Problem details: Transcribe all of the material exactly, except for its pictures.

## begin Material

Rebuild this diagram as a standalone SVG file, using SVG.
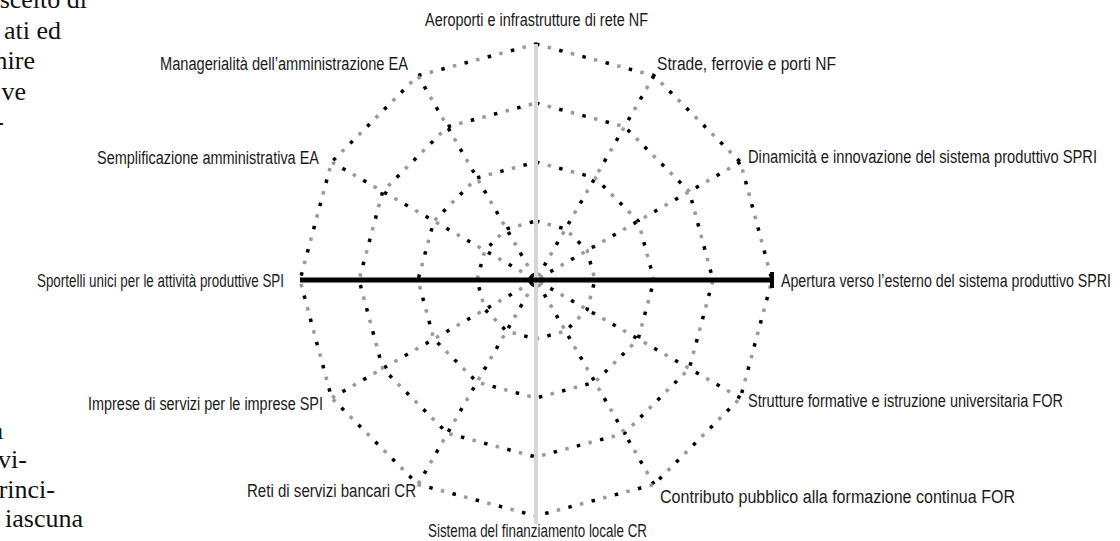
<svg xmlns="http://www.w3.org/2000/svg" width="1120" height="541" viewBox="0 0 1120 541">
<style>
.dk{fill:none;stroke:#000;stroke-width:3.5;stroke-dasharray:3.5 20.5}
.lt{fill:none;stroke:#9a9a9a;stroke-width:3.5;stroke-dasharray:3.5 20.5;stroke-dashoffset:-12}
.lbl{font-family:"Liberation Sans Narrow","Liberation Sans",Arial,sans-serif;font-size:18px;fill:#1a1a1a}
.body{font-family:"Liberation Serif","Times New Roman",serif;font-size:26px;fill:#111;text-anchor:end}
</style>
<defs>
<g id="web">
<polygon points="536,44 654,75.6 740.4,162 772,280 740.4,398 654,484.4 536,516 418,484.4 331.6,398 300,280 331.6,162 418,75.6"/>
<polygon points="536,103 624.5,126.7 689.3,191.5 713,280 689.3,368.5 624.5,433.3 536,457 447.5,433.3 382.7,368.5 359,280 382.7,191.5 447.5,126.7"/>
<polygon points="536,162 595,177.8 638.2,221 654,280 638.2,339 595,382.2 536,398 477,382.2 433.8,339 418,280 433.8,221 477,177.8"/>
<polygon points="536,221 565.5,228.9 587.1,250.5 595,280 587.1,309.5 565.5,331.1 536,339 506.5,331.1 484.9,309.5 477,280 484.9,250.5 506.5,228.9"/>
<line x1="654" y1="75.6" x2="418" y2="484.4"/>
<line x1="740.4" y1="162" x2="331.6" y2="398"/>
<line x1="740.4" y1="398" x2="331.6" y2="162"/>
<line x1="654" y1="484.4" x2="418" y2="75.6"/>
</g>
</defs>
<rect width="1120" height="541" fill="#fff"/>
<g id="body-text">
<text class="body" x="87" y="8">scelto di</text>
<text class="body" x="61" y="39">ati ed</text>
<text class="body" x="35" y="69">nire</text>
<text class="body" x="26" y="100">ve</text>
<text class="body" x="4" y="130">-</text>
<text class="body" x="3" y="439">a</text>
<text class="body" x="27" y="468">vi-</text>
<text class="body" x="55" y="498">rinci-</text>
<text class="body" x="83" y="527">iascuna</text>
</g>
<g id="chart-grid">
<use href="#web" class="dk"/>
<use href="#web" class="lt"/>
</g>
<g id="axes">
<line x1="536" y1="44" x2="536" y2="524" stroke="#d6d6d6" stroke-width="4"/>
<line x1="300" y1="280" x2="772" y2="280" stroke="#000" stroke-width="5"/>
<rect x="770" y="272" width="4" height="16" fill="#000"/>
</g>
<g id="labels">
<text id="l-aeroporti" class="lbl" x="425" y="26" textLength="223" lengthAdjust="spacingAndGlyphs">Aeroporti e infrastrutture di rete NF</text>
<text id="l-strade" class="lbl" x="657" y="70" textLength="179" lengthAdjust="spacingAndGlyphs">Strade, ferrovie e porti NF</text>
<text id="l-dinamicita" class="lbl" x="748" y="163" textLength="349" lengthAdjust="spacingAndGlyphs">Dinamicità e innovazione del sistema produttivo SPRI</text>
<text id="l-apertura" class="lbl" x="781" y="287" textLength="330" lengthAdjust="spacingAndGlyphs">Apertura verso l’esterno del sistema produttivo SPRI</text>
<text id="l-strutture" class="lbl" x="748" y="407" textLength="315" lengthAdjust="spacingAndGlyphs">Strutture formative e istruzione universitaria FOR</text>
<text id="l-contributo" class="lbl" x="660" y="503" textLength="355" lengthAdjust="spacingAndGlyphs">Contributo pubblico alla formazione continua FOR</text>
<text id="l-sistema" class="lbl" x="428" y="537" textLength="219" lengthAdjust="spacingAndGlyphs">Sistema del finanziamento locale CR</text>
<text id="l-reti" class="lbl" x="247" y="497" textLength="169" lengthAdjust="spacingAndGlyphs">Reti di servizi bancari CR</text>
<text id="l-imprese" class="lbl" x="88" y="410" textLength="235" lengthAdjust="spacingAndGlyphs">Imprese di servizi per le imprese SPI</text>
<text id="l-sportelli" class="lbl" x="37" y="287" textLength="247" lengthAdjust="spacingAndGlyphs">Sportelli unici per le attività produttive SPI</text>
<text id="l-semplificazione" class="lbl" x="97" y="164" textLength="222" lengthAdjust="spacingAndGlyphs">Semplificazione amministrativa EA</text>
<text id="l-managerialita" class="lbl" x="160" y="70" textLength="248" lengthAdjust="spacingAndGlyphs">Managerialità dell’amministrazione EA</text>
</g>
</svg>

## end Material

Answer in full:
Rebuild this diagram as a standalone SVG file, using SVG.
<svg xmlns="http://www.w3.org/2000/svg" width="1120" height="541" viewBox="0 0 1120 541">
<style>
.dk{fill:none;stroke:#000;stroke-width:3.5;stroke-dasharray:3.5 20.5}
.lt{fill:none;stroke:#9a9a9a;stroke-width:3.5;stroke-dasharray:3.5 20.5;stroke-dashoffset:-12}
.lbl{font-family:"Liberation Sans Narrow","Liberation Sans",Arial,sans-serif;font-size:18px;fill:#1a1a1a}
.body{font-family:"Liberation Serif","Times New Roman",serif;font-size:26px;fill:#111;text-anchor:end}
</style>
<defs>
<g id="web">
<polygon points="536,44 654,75.6 740.4,162 772,280 740.4,398 654,484.4 536,516 418,484.4 331.6,398 300,280 331.6,162 418,75.6"/>
<polygon points="536,103 624.5,126.7 689.3,191.5 713,280 689.3,368.5 624.5,433.3 536,457 447.5,433.3 382.7,368.5 359,280 382.7,191.5 447.5,126.7"/>
<polygon points="536,162 595,177.8 638.2,221 654,280 638.2,339 595,382.2 536,398 477,382.2 433.8,339 418,280 433.8,221 477,177.8"/>
<polygon points="536,221 565.5,228.9 587.1,250.5 595,280 587.1,309.5 565.5,331.1 536,339 506.5,331.1 484.9,309.5 477,280 484.9,250.5 506.5,228.9"/>
<line x1="654" y1="75.6" x2="418" y2="484.4"/>
<line x1="740.4" y1="162" x2="331.6" y2="398"/>
<line x1="740.4" y1="398" x2="331.6" y2="162"/>
<line x1="654" y1="484.4" x2="418" y2="75.6"/>
</g>
</defs>
<rect width="1120" height="541" fill="#fff"/>
<g id="body-text">
<text class="body" x="87" y="8">scelto di</text>
<text class="body" x="61" y="39">ati ed</text>
<text class="body" x="35" y="69">nire</text>
<text class="body" x="26" y="100">ve</text>
<text class="body" x="4" y="130">-</text>
<text class="body" x="3" y="439">a</text>
<text class="body" x="27" y="468">vi-</text>
<text class="body" x="55" y="498">rinci-</text>
<text class="body" x="83" y="527">iascuna</text>
</g>
<g id="chart-grid">
<use href="#web" class="dk"/>
<use href="#web" class="lt"/>
</g>
<g id="axes">
<line x1="536" y1="44" x2="536" y2="524" stroke="#d6d6d6" stroke-width="4"/>
<line x1="300" y1="280" x2="772" y2="280" stroke="#000" stroke-width="5"/>
<rect x="770" y="272" width="4" height="16" fill="#000"/>
</g>
<g id="labels">
<text id="l-aeroporti" class="lbl" x="425" y="26" textLength="223" lengthAdjust="spacingAndGlyphs">Aeroporti e infrastrutture di rete NF</text>
<text id="l-strade" class="lbl" x="657" y="70" textLength="179" lengthAdjust="spacingAndGlyphs">Strade, ferrovie e porti NF</text>
<text id="l-dinamicita" class="lbl" x="748" y="163" textLength="349" lengthAdjust="spacingAndGlyphs">Dinamicità e innovazione del sistema produttivo SPRI</text>
<text id="l-apertura" class="lbl" x="781" y="287" textLength="330" lengthAdjust="spacingAndGlyphs">Apertura verso l’esterno del sistema produttivo SPRI</text>
<text id="l-strutture" class="lbl" x="748" y="407" textLength="315" lengthAdjust="spacingAndGlyphs">Strutture formative e istruzione universitaria FOR</text>
<text id="l-contributo" class="lbl" x="660" y="503" textLength="355" lengthAdjust="spacingAndGlyphs">Contributo pubblico alla formazione continua FOR</text>
<text id="l-sistema" class="lbl" x="428" y="537" textLength="219" lengthAdjust="spacingAndGlyphs">Sistema del finanziamento locale CR</text>
<text id="l-reti" class="lbl" x="247" y="497" textLength="169" lengthAdjust="spacingAndGlyphs">Reti di servizi bancari CR</text>
<text id="l-imprese" class="lbl" x="88" y="410" textLength="235" lengthAdjust="spacingAndGlyphs">Imprese di servizi per le imprese SPI</text>
<text id="l-sportelli" class="lbl" x="37" y="287" textLength="247" lengthAdjust="spacingAndGlyphs">Sportelli unici per le attività produttive SPI</text>
<text id="l-semplificazione" class="lbl" x="97" y="164" textLength="222" lengthAdjust="spacingAndGlyphs">Semplificazione amministrativa EA</text>
<text id="l-managerialita" class="lbl" x="160" y="70" textLength="248" lengthAdjust="spacingAndGlyphs">Managerialità dell’amministrazione EA</text>
</g>
</svg>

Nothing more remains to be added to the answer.